Image: Raymond Chandler. El simple arte de escribir. Cartas y ensayos

Image: Raymond Chandler. El simple arte de escribir. Cartas y ensayos

Ensayo

Raymond Chandler. El simple arte de escribir. Cartas y ensayos

Ed. T. Hiney y F. Macshine

15 abril, 2004 02:00

Raymond Chandler

Traducción de César Aira. Emecé. Barcelona, 2004. 215 págs, 19’50 euros

Tom Hiney, uno de los coeditores de estas cartas y ensayos de Raymond Chandler, comienza su introducción con una cita del escritor que pone de chupa de dómine a los autores de antologías, especie particularmente fatua entre los que, pasados los años, Cela calificaría como "glosadores, comentaristas y demás ralea".

No faltan entre las páginas de Chandler nuevas puyas contra los críticos, una pandilla de lanzadores de cuchillos de los que no cabía esperar el menor atisbo de caridad, y de la quema no se salva ni el mítico TLS -a pesar de lo british que era Chandler- definido como una compilación de bromas de un grupo de profesores ancianos fosilizados en la preceptiva platónica. No obstante, me parece sumamente meritorio el trabajo realizado por el propio Hiney y su colega Frank MacShine porque, sobre los materiales autobiográficos de Chandler ya compilados por Frank MacShane, han encontrado nuevas aportaciones, las han contextualizado con buen criterio y ordenado en una secuencia más que puramente cronológica, verdaderamente dramática. Articulan así en cinco actos una selección de los miles de cartas que Chandler dejó, junto a algunos de sus poemas y otros escritos, entre ellos sendas crónicas sobre la entrega de los Oscar en 1946 -Chandler siempre se preguntó qué pintaba alguien como él en la meca del cine- y sobre Lucky Luciano cuando estaba ya retirado en Nápoles.

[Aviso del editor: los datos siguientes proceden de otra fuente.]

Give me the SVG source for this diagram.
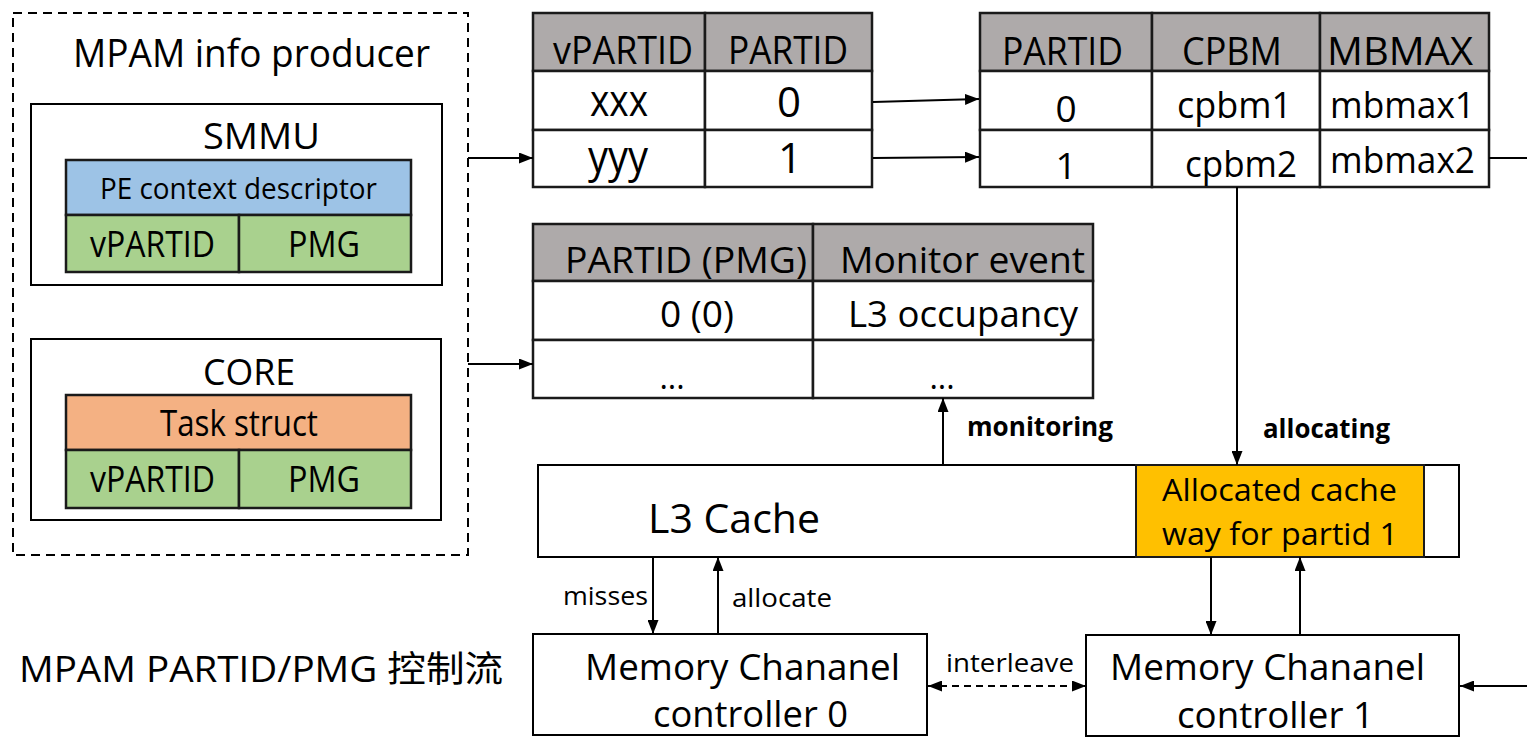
<svg xmlns="http://www.w3.org/2000/svg" width="1527" height="737" viewBox="0 0 1527 737">
<style>
text{font-family:"Open Sans","Noto Sans","Noto Sans CJK SC",sans-serif;fill:#000}
.box{fill:#fff;stroke:#000;stroke-width:2}
.cell{fill:#fff;stroke:#1a1a1a;stroke-width:2.5}
.hdr{fill:#AEAAAA;stroke:#1a1a1a;stroke-width:2.5}
.blue{fill:#9DC3E6;stroke:#1a1a1a;stroke-width:2.5}
.green{fill:#A9D18E;stroke:#1a1a1a;stroke-width:2.5}
.orange{fill:#F4B183;stroke:#1a1a1a;stroke-width:2.5}
.gold{fill:#FFC000;stroke:#1a1a1a;stroke-width:2}
.conn{fill:none;stroke:#000;stroke-width:2}
.b{font-weight:bold}
</style>
<defs>
<marker id="ah" viewBox="0 0 14 11" refX="14" refY="5.5" markerWidth="14" markerHeight="11" markerUnits="userSpaceOnUse" orient="auto-start-reverse">
<path d="M0,0 L14,5.5 L0,11 z" fill="#000"/>
</marker>
</defs>
<rect width="1527" height="737" fill="#fff"/>

<g id="producer">
<rect x="13" y="13" width="455" height="542" fill="none" stroke="#000" stroke-width="2" stroke-dasharray="9 6"/>
<text x="73" y="67" font-size="38" textLength="357" lengthAdjust="spacingAndGlyphs">MPAM info producer</text>
</g>

<g id="smmu">
<rect class="box" x="31" y="104" width="411" height="181"/>
<text x="203" y="149" font-size="37" textLength="117" lengthAdjust="spacingAndGlyphs">SMMU</text>
<rect class="blue" x="66" y="160" width="345" height="55"/>
<text x="100" y="199" font-size="30" textLength="277" lengthAdjust="spacingAndGlyphs">PE context descriptor</text>
<rect class="green" x="66" y="215" width="173" height="57"/>
<rect class="green" x="239" y="215" width="172" height="57"/>
<text x="90" y="257" font-size="36" textLength="125" lengthAdjust="spacingAndGlyphs">vPARTID</text>
<text x="288" y="257" font-size="36" textLength="72" lengthAdjust="spacingAndGlyphs">PMG</text>
</g>

<g id="core">
<rect class="box" x="31" y="339" width="410" height="181"/>
<text x="203" y="385" font-size="37" textLength="92" lengthAdjust="spacingAndGlyphs">CORE</text>
<rect class="orange" x="66" y="395" width="345" height="55"/>
<text x="160" y="436" font-size="36" textLength="158" lengthAdjust="spacingAndGlyphs">Task struct</text>
<rect class="green" x="66" y="450" width="173" height="58"/>
<rect class="green" x="239" y="450" width="172" height="58"/>
<text x="90" y="492" font-size="36" textLength="125" lengthAdjust="spacingAndGlyphs">vPARTID</text>
<text x="288" y="492" font-size="36" textLength="72" lengthAdjust="spacingAndGlyphs">PMG</text>
</g>

<g id="table-vpartid">
<rect class="hdr" x="533" y="13" width="172" height="58"/>
<rect class="hdr" x="705" y="13" width="167" height="58"/>
<rect class="cell" x="533" y="71" width="172" height="59"/>
<rect class="cell" x="705" y="71" width="167" height="59"/>
<rect class="cell" x="533" y="130" width="172" height="57"/>
<rect class="cell" x="705" y="130" width="167" height="57"/>
<text x="553" y="64" font-size="39" textLength="140" lengthAdjust="spacingAndGlyphs">vPARTID</text>
<text x="728" y="64" font-size="39" textLength="120" lengthAdjust="spacingAndGlyphs">PARTID</text>
<text x="590" y="116" font-size="44" textLength="58" lengthAdjust="spacingAndGlyphs">xxx</text>
<text x="789" y="117" font-size="42" text-anchor="middle">0</text>
<text x="588" y="172" font-size="44" textLength="60" lengthAdjust="spacingAndGlyphs">yyy</text>
<text x="790" y="173" font-size="42" text-anchor="middle">1</text>
</g>

<g id="table-partid">
<rect class="hdr" x="980" y="13" width="172" height="58"/>
<rect class="hdr" x="1152" y="13" width="168" height="58"/>
<rect class="hdr" x="1320" y="13" width="169" height="58"/>
<rect class="cell" x="980" y="71" width="172" height="59"/>
<rect class="cell" x="1152" y="71" width="168" height="59"/>
<rect class="cell" x="1320" y="71" width="169" height="59"/>
<rect class="cell" x="980" y="130" width="172" height="57"/>
<rect class="cell" x="1152" y="130" width="168" height="57"/>
<rect class="cell" x="1320" y="130" width="169" height="57"/>
<text x="1002" y="65" font-size="38" textLength="121" lengthAdjust="spacingAndGlyphs">PARTID</text>
<text x="1182" y="65" font-size="38" textLength="100" lengthAdjust="spacingAndGlyphs">CPBM</text>
<text x="1327" y="65" font-size="38" textLength="146" lengthAdjust="spacingAndGlyphs">MBMAX</text>
<text x="1066" y="122" font-size="37" text-anchor="middle">0</text>
<text x="1177" y="118" font-size="36" textLength="115" lengthAdjust="spacingAndGlyphs">cpbm1</text>
<text x="1330" y="118" font-size="36" textLength="145" lengthAdjust="spacingAndGlyphs">mbmax1</text>
<text x="1066" y="179" font-size="37" text-anchor="middle">1</text>
<text x="1185" y="177" font-size="36" textLength="112" lengthAdjust="spacingAndGlyphs">cpbm2</text>
<text x="1330" y="173" font-size="36" textLength="145" lengthAdjust="spacingAndGlyphs">mbmax2</text>
</g>

<g id="table-monitor">
<rect class="hdr" x="533" y="224" width="280" height="57"/>
<rect class="hdr" x="813" y="224" width="280" height="57"/>
<rect class="cell" x="533" y="281" width="280" height="59"/>
<rect class="cell" x="813" y="281" width="280" height="59"/>
<rect class="cell" x="533" y="340" width="280" height="58"/>
<rect class="cell" x="813" y="340" width="280" height="58"/>
<text x="565" y="273" font-size="37" textLength="242" lengthAdjust="spacingAndGlyphs">PARTID (PMG)</text>
<text x="840" y="273" font-size="37" textLength="245" lengthAdjust="spacingAndGlyphs">Monitor event</text>
<text x="660" y="327" font-size="37" textLength="74" lengthAdjust="spacingAndGlyphs">0 (0)</text>
<text x="848" y="327" font-size="37" textLength="230" lengthAdjust="spacingAndGlyphs">L3 occupancy</text>
<text x="672" y="389" font-size="32" text-anchor="middle">...</text>
<text x="942" y="389" font-size="32" text-anchor="middle">...</text>
</g>

<g id="l3cache">
<rect class="box" x="538" y="465" width="921" height="92"/>
<text x="648" y="533" font-size="41" textLength="172" lengthAdjust="spacingAndGlyphs">L3 Cache</text>
<rect class="gold" x="1136" y="465" width="288" height="92"/>
<text x="1162" y="501" font-size="31" textLength="235" lengthAdjust="spacingAndGlyphs">Allocated cache</text>
<text x="1162" y="545" font-size="31" textLength="236" lengthAdjust="spacingAndGlyphs">way for partid 1</text>
</g>

<g id="mc0">
<rect class="box" x="533" y="634" width="394" height="101"/>
<text x="585" y="680" font-size="37" textLength="315" lengthAdjust="spacingAndGlyphs">Memory Chananel</text>
<text x="653" y="727" font-size="37" textLength="195" lengthAdjust="spacingAndGlyphs">controller 0</text>
</g>

<g id="mc1">
<rect class="box" x="1086" y="635" width="373" height="101"/>
<text x="1110" y="680" font-size="37" textLength="315" lengthAdjust="spacingAndGlyphs">Memory Chananel</text>
<text x="1177" y="728" font-size="37" textLength="197" lengthAdjust="spacingAndGlyphs">controller 1</text>
</g>

<g id="caption">
<text x="19" y="682" font-size="36" textLength="484" lengthAdjust="spacingAndGlyphs">MPAM PARTID/PMG 控制流</text>
</g>

<g id="connectors">
<line class="conn" x1="468" y1="158" x2="533" y2="158" marker-end="url(#ah)"/>
<line class="conn" x1="468" y1="364" x2="533" y2="364" marker-end="url(#ah)"/>
<line class="conn" x1="873" y1="102" x2="979" y2="99" marker-end="url(#ah)"/>
<line class="conn" x1="873" y1="158" x2="979" y2="157" marker-end="url(#ah)"/>
<line class="conn" x1="1237" y1="187" x2="1237" y2="465" marker-end="url(#ah)"/>
<line class="conn" x1="1489" y1="158" x2="1527" y2="158"/>
<line class="conn" x1="943" y1="465" x2="943" y2="398" marker-end="url(#ah)"/>
<line class="conn" x1="653" y1="557" x2="653" y2="634" marker-end="url(#ah)"/>
<line class="conn" x1="718" y1="634" x2="718" y2="557" marker-end="url(#ah)"/>
<line class="conn" x1="1211" y1="557" x2="1211" y2="635" marker-end="url(#ah)"/>
<line class="conn" x1="1300" y1="635" x2="1300" y2="557" marker-end="url(#ah)"/>
<line class="conn" x1="928" y1="686" x2="1086" y2="686" stroke-dasharray="7 5" marker-start="url(#ah)" marker-end="url(#ah)"/>
<line class="conn" x1="1527" y1="686" x2="1460" y2="686" marker-end="url(#ah)"/>
<text class="b" x="967" y="436" font-size="27" textLength="146" lengthAdjust="spacingAndGlyphs">monitoring</text>
<text class="b" x="1263" y="438" font-size="27" textLength="127" lengthAdjust="spacingAndGlyphs">allocating</text>
<text x="563" y="605" font-size="26" textLength="85" lengthAdjust="spacingAndGlyphs">misses</text>
<text x="732" y="607" font-size="26" textLength="100" lengthAdjust="spacingAndGlyphs">allocate</text>
<text x="946" y="672" font-size="26" textLength="128" lengthAdjust="spacingAndGlyphs">interleave</text>
</g>
</svg>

El retrato del mafioso es francamente benévolo, acaso porque a Chandler le pareció un hombre solitario como él mismo lo era. Probablemente sería imposible escribir una biografía del creador de Philip Marlowe muy diferente a ésta, porque Chandler fue un misántropo desarraigado, que sólo reconoció haber tenido una amistad íntima en toda su vida, la de su esposa Cissy Pascal, una modelo dos veces divorciada que se casó con él ocultando que le llevaba diecisiete años, y que con su muerte poco antes de la del propio escritor lo dejó sumido en "el momento más oscuro y desesperado de mi vida" (pág. 258), cuando el alcohol, que en su caso era compatible con la creación literaria, se enseñoreó de su vida de lobo estepario.

De este magma bien organizado obtendrá el atento lector otros jugosos frutos. Aparte de la clarividencia de que hace gala el autor, y que aplica a las sociedades americana y británica, a veces con tintes proféticos como cuando habla de las multinacionales y de la televisión como "el nirvana del pobre", dos son sus grandes temas: la relación del escritor con el cine y la naturaleza literaria o no de la novela de intriga. Por lo general, Chandler, que hubiese querido escribir una novela sobre Hollywood, considera que allí es imposible que fructifique el talento literario. Su teoría sobre el guión y las cualidades de los guionistas sigue teniendo plena vigencia, y Chandler llega a confesar que "yo nunca vi las cosas en términos de la cámara, sino siempre como escenas dramáticas entre personas" (pág. 285). Si bien de vocación tardía, se consideraba ante todo un autor de literatura, y tomaba por ofensivas las indicaciones que frecuentemente se le hacían de que escribiera "novela seria", o "una novela normal" como llegó a insinuarle Priestley. De amplia cultura libresca, adquirida en Inglaterra cuando su madre irlandesa se divorció de su padre bostoniano, echaba en cara a sus colegas que no supiesen escribir. Admiraba a Hammett y estaba dispuesto a reconocer que con agallas o con talento se podía triunfar en el género, pero no sin alguna de las dos cosas. En todo caso, para él de lo que se trataba era de "ganar delicadeza sin perder fuerza" (página 31) y a fe que lo consiguió con la figura de su famoso detective del que traza aquí un retrato admirable.

Chandler escribía de madrugada, acompañado de una botella y de un magnetófono al que dictaba estas cartas, que tienen por ello un desparpajo oral y una desinhibición políticamente incorrecta muy regocijantes. Y resulta muy interesante el elenco de sus corresponsales. Con ellos se colma el mapa entero del sistema literario, porque junto a E. S. Gardner o James M. Cain, figuran agentes literarios, editores, directores de revistas, periodistas, abogados, cineastas como Hitchcock o, incluso, admiradores de las novelas de Marlowe que se habían atrevido a escribir a su autor sin llegar a visitarlo nunca. Chandler se lo agradecía porque estaba convencido de que "conocerme en persona es la muerte de la ilusión" (página 110).